1. **Variance Reduction:**
   - **Role:** Increasing the ensemble size generally reduces the variance of the model's predictions by averaging out the errors of individual base learners.
   - **Effect:** Larger ensembles lead to more stable and reliable predictions.

2. **Bias-Variance Tradeoff:**
   - **Role:** While increasing the number of models reduces variance, it doesn’t significantly affect bias. Thus, an optimal ensemble size balances variance reduction without significantly increasing computational cost.

3. **Diminishing Returns:**
   - **Role:** Beyond a certain size, additional models contribute less to performance improvement and can lead to higher computational costs.

**How Many Models to Include:**

- **Typical Range:** Often between 50 to 200 base learners, though the optimal number depends on the complexity of the problem and the base learner’s variance.
- **Practical Approach:** Start with a moderate number of models and evaluate performance. Increase size if variance reduction is still needed and computational resources allow.

**Summary:**
The ensemble size in bagging affects variance reduction and overall stability. While more models generally improve performance, there are diminishing returns beyond a certain size, and the number of models should balance performance gains with computational efficiency.

Q6. Can you provide an example of a real-world application of bagging in machine learning?

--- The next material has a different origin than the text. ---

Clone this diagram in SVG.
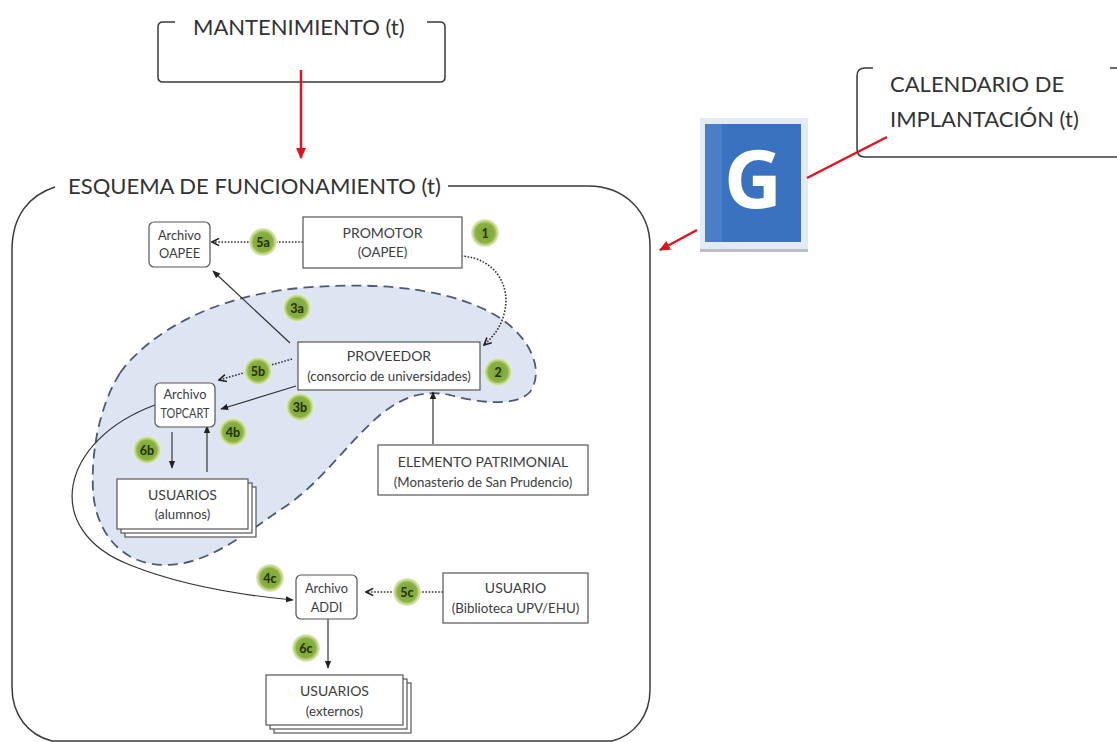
<svg xmlns="http://www.w3.org/2000/svg" width="1117" height="742" viewBox="0 0 1117 742">
  <style>
    .frame { fill: none; stroke: #3a3a3a; stroke-width: 1.5; }
    .title { font-family: Lato, "Liberation Sans", sans-serif; font-size: 22px; fill: #333; }
    .box { fill: #fff; stroke: #555; stroke-width: 1.2; }
    .lbl { font-family: Lato, "Liberation Sans", sans-serif; font-size: 14px; fill: #3c3c3c; text-anchor: middle; }
    .sub { font-family: Lato, "Liberation Sans", sans-serif; font-size: 13.3px; fill: #3c3c3c; text-anchor: middle; }
    .arc { font-family: Lato, "Liberation Sans", sans-serif; font-size: 12.8px; fill: #3c3c3c; text-anchor: middle; }
    .solid { fill: none; stroke: #333; stroke-width: 1.2; marker-end: url(#ah); }
    .dot { fill: none; stroke: #333; stroke-width: 1.6; stroke-dasharray: 1.6 1.6; marker-end: url(#ahOpen); }
    .red { fill: none; stroke: #e0141e; stroke-width: 2.5; }
    .badge { fill: url(#badgeFill); }
    .bt { font-family: Lato, "Liberation Sans", sans-serif; font-size: 12.5px; font-weight: bold; fill: #25300c; text-anchor: middle; }
  </style>
  <defs>
    <marker id="ah" viewBox="0 0 10 10" refX="9" refY="5" markerWidth="8" markerHeight="8" markerUnits="userSpaceOnUse" orient="auto">
      <path d="M0,1 L10,5 L0,9 z" fill="#222"/>
    </marker>
    <marker id="ahOpen" viewBox="0 0 10 10" refX="9" refY="5" markerWidth="9" markerHeight="9" markerUnits="userSpaceOnUse" orient="auto">
      <path d="M1,1 L9,5 L1,9" fill="none" stroke="#222" stroke-width="1.8"/>
    </marker>
    <marker id="ahRed" viewBox="0 0 10 10" refX="9" refY="5" markerWidth="11" markerHeight="11" markerUnits="userSpaceOnUse" orient="auto">
      <path d="M0,0.5 L10,5 L0,9.5 z" fill="#e0141e"/>
    </marker>
    <radialGradient id="badgeFill" cx="0.5" cy="0.5" r="0.5">
      <stop offset="0" stop-color="#7aa232"/>
      <stop offset="0.7" stop-color="#8ab143"/>
      <stop offset="0.8" stop-color="#b3cd70"/>
      <stop offset="1" stop-color="#e6efcf"/>
    </radialGradient>
  </defs>

  <rect width="1117" height="742" fill="#fff"/>

  <!-- MANTENIMIENTO bracket box -->
  <g id="mantenimiento">
    <path class="frame" d="M175,22 H163 Q158,22 158,27 V77 Q158,82 163,82 H440 Q445,82 445,77 V27 Q445,22 440,22 H427"/>
    <text class="title" x="193" y="35">MANTENIMIENTO (t)</text>
  </g>

  <!-- CALENDARIO bracket box -->
  <g id="calendario">
    <path class="frame" d="M873,68 H865 Q857,68 857,76 V149 Q857,157 865,157 H1120"/>
    <path class="frame" d="M1110,68 H1120"/>
    <text class="title" x="890" y="92">CALENDARIO DE</text>
    <text class="title" x="890" y="127">IMPLANTACIÓN (t)</text>
  </g>

  <!-- G tile -->
  <g id="g-icon">
    <rect x="700" y="118" width="108" height="134" fill="#e3eaf4"/>
    <rect x="700" y="249" width="108" height="3" fill="#b9bec6"/>
    <rect x="705" y="124" width="96" height="118" fill="#3b72bf"/>
    <rect x="705" y="124" width="17" height="118" fill="#4a7fc8"/>
    <text x="753" y="208" font-family="'Open Sans', Lato, sans-serif" font-weight="bold" font-size="80" fill="#fff" text-anchor="middle">G</text>
  </g>

  <!-- ESQUEMA outer frame -->
  <g id="esquema">
    <path class="frame" d="M55,187 C30,195 12,215 12,250 V687 C12,715 28,735 52,741 H612 C635,735 650,715 650,690 V246 C650,212 625,186 588,186 H448"/>
    <text class="title" x="68" y="194">ESQUEMA DE FUNCIONAMIENTO (t)</text>
  </g>

  <!-- provider area -->
  <g id="zona-proveedor">
    <path d="M120,373 C140,345 195,298 300,288 C390,280 460,292 500,318 C530,338 545,370 530,392 C515,408 475,402 450,395 C425,390 405,395 380,415 C345,445 320,485 280,510 C240,538 205,565 165,565 C120,565 95,530 93,490 C91,450 100,405 120,373 Z" fill="#dee5f2" stroke="#4d5a73" stroke-width="1.8" stroke-dasharray="10 6"/>
  </g>

  <!-- connectors -->
  <g id="connectors">
    <line class="red" x1="301" y1="70" x2="301" y2="158" marker-end="url(#ahRed)"/>
    <line class="red" x1="807" y1="178" x2="887" y2="137"/>
    <line class="red" x1="697" y1="230" x2="660" y2="250" marker-end="url(#ahRed)"/>

    <line class="dot" x1="303" y1="242" x2="212" y2="242"/>
    <path class="dot" d="M461,256 C495,258 510,285 505,310 C502,325 495,335 484,345"/>
    <line class="solid" x1="290" y1="343" x2="213" y2="271"/>
    <line class="dot" x1="292" y1="359" x2="219" y2="380"/>
    <line class="solid" x1="296" y1="386" x2="221" y2="409"/>
    <line class="solid" x1="433" y1="444" x2="433" y2="392"/>
    <line class="solid" x1="172" y1="432" x2="172" y2="468"/>
    <line class="solid" x1="207" y1="472" x2="207" y2="426"/>
    <path class="solid" d="M155,405 C60,440 40,530 130,565 C180,585 240,595 293,600"/>
    <line class="dot" x1="443" y1="592" x2="366" y2="592"/>
    <line class="solid" x1="328" y1="619" x2="328" y2="668"/>
  </g>

  <g id="archivo-oapee">
    <rect class="box" x="149" y="222" width="61" height="45" rx="5"/>
    <text class="arc" x="179.5" y="240">Archivo</text>
    <text class="arc" x="179.5" y="258">OAPEE</text>
  </g>

  <g id="promotor">
    <rect class="box" x="303" y="217" width="159" height="51"/>
    <text class="lbl" x="382.5" y="238">PROMOTOR</text>
    <text class="sub" x="382.5" y="257">(OAPEE)</text>
  </g>

  <g id="proveedor">
    <rect class="box" x="298" y="342" width="182" height="48"/>
    <text class="lbl" x="389" y="361">PROVEEDOR</text>
    <text class="sub" x="389" y="381">(consorcio de universidades)</text>
  </g>

  <g id="archivo-topcart">
    <rect class="box" x="155" y="383" width="60" height="44" rx="5"/>
    <text class="arc" x="185" y="399">Archivo</text>
    <text class="arc" x="185" y="418" textLength="49" lengthAdjust="spacingAndGlyphs">TOPCART</text>
  </g>

  <g id="elemento-patrimonial">
    <rect class="box" x="378" y="445" width="210" height="50"/>
    <text class="lbl" x="483" y="467">ELEMENTO PATRIMONIAL</text>
    <text class="sub" x="483" y="487">(Monasterio de San Prudencio)</text>
  </g>

  <g id="usuarios-alumnos">
    <rect class="box" x="125" y="487" width="131" height="50"/>
    <rect class="box" x="121" y="483" width="131" height="50"/>
    <rect class="box" x="117" y="479" width="131" height="50"/>
    <text class="lbl" x="182.5" y="500">USUARIOS</text>
    <text class="sub" x="182.5" y="519">(alumnos)</text>
  </g>

  <g id="archivo-addi">
    <rect class="box" x="296" y="575" width="61" height="44" rx="5"/>
    <text class="arc" x="326.5" y="593">Archivo</text>
    <text class="arc" x="326.5" y="612">ADDI</text>
  </g>

  <g id="usuario-biblioteca">
    <rect class="box" x="443" y="573" width="145" height="50"/>
    <text class="lbl" x="515.5" y="593">USUARIO</text>
    <text class="sub" x="515.5" y="613">(Biblioteca UPV/EHU)</text>
  </g>

  <g id="usuarios-externos">
    <rect class="box" x="274" y="683" width="137" height="50"/>
    <rect class="box" x="270" y="679" width="137" height="50"/>
    <rect class="box" x="266" y="675" width="137" height="50"/>
    <text class="lbl" x="334.5" y="696">USUARIOS</text>
    <text class="sub" x="334.5" y="716">(externos)</text>
  </g>

  <!-- step badges -->
  <g id="badges">
    <g id="b1"><circle class="badge" cx="485" cy="233" r="14"/><text class="bt" x="485" y="237.5">1</text></g>
    <g id="b5a"><circle class="badge" cx="263" cy="242" r="14"/><text class="bt" x="263" y="246.5">5a</text></g>
    <g id="b3a"><circle class="badge" cx="297" cy="308" r="14"/><text class="bt" x="297" y="312.5">3a</text></g>
    <g id="b5b"><circle class="badge" cx="258" cy="371" r="14"/><text class="bt" x="258" y="375.5">5b</text></g>
    <g id="b2"><circle class="badge" cx="498" cy="372" r="14"/><text class="bt" x="498" y="376.5">2</text></g>
    <g id="b3b"><circle class="badge" cx="300" cy="407" r="14"/><text class="bt" x="300" y="411.5">3b</text></g>
    <g id="b4b"><circle class="badge" cx="233" cy="432" r="14"/><text class="bt" x="233" y="436.5">4b</text></g>
    <g id="b6b"><circle class="badge" cx="147" cy="450" r="14"/><text class="bt" x="147" y="454.5">6b</text></g>
    <g id="b4c"><circle class="badge" cx="270" cy="578" r="14"/><text class="bt" x="270" y="582.5">4c</text></g>
    <g id="b5c"><circle class="badge" cx="407" cy="592" r="14"/><text class="bt" x="407" y="596.5">5c</text></g>
    <g id="b6c"><circle class="badge" cx="306" cy="648" r="14"/><text class="bt" x="306" y="652.5">6c</text></g>
  </g>
</svg>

**Real-World Application: Fraud Detection**

**Example:** **Credit Card Fraud Detection**
- **Context:** Detecting fraudulent transactions from a large volume of credit card transactions.
- **Application:** **Random Forest** (a bagging technique) is commonly used.
- **How It Works:**
  - **Base Learners:** Multiple decision trees are trained on different bootstrap samples of the transaction data.
  - **Aggregation:** The trees' predictions are aggregated through majority voting (for classification) to determine whether a transaction is fraudulent or not.
- **Benefit:** Bagging reduces the variance of the model and improves accuracy by combining the outputs of multiple decision trees, leading to more reliable fraud detection.

**Summary:** In fraud detection, bagging (via Random Forest) helps to accurately identify fraudulent transactions by reducing model variance and improving robustness.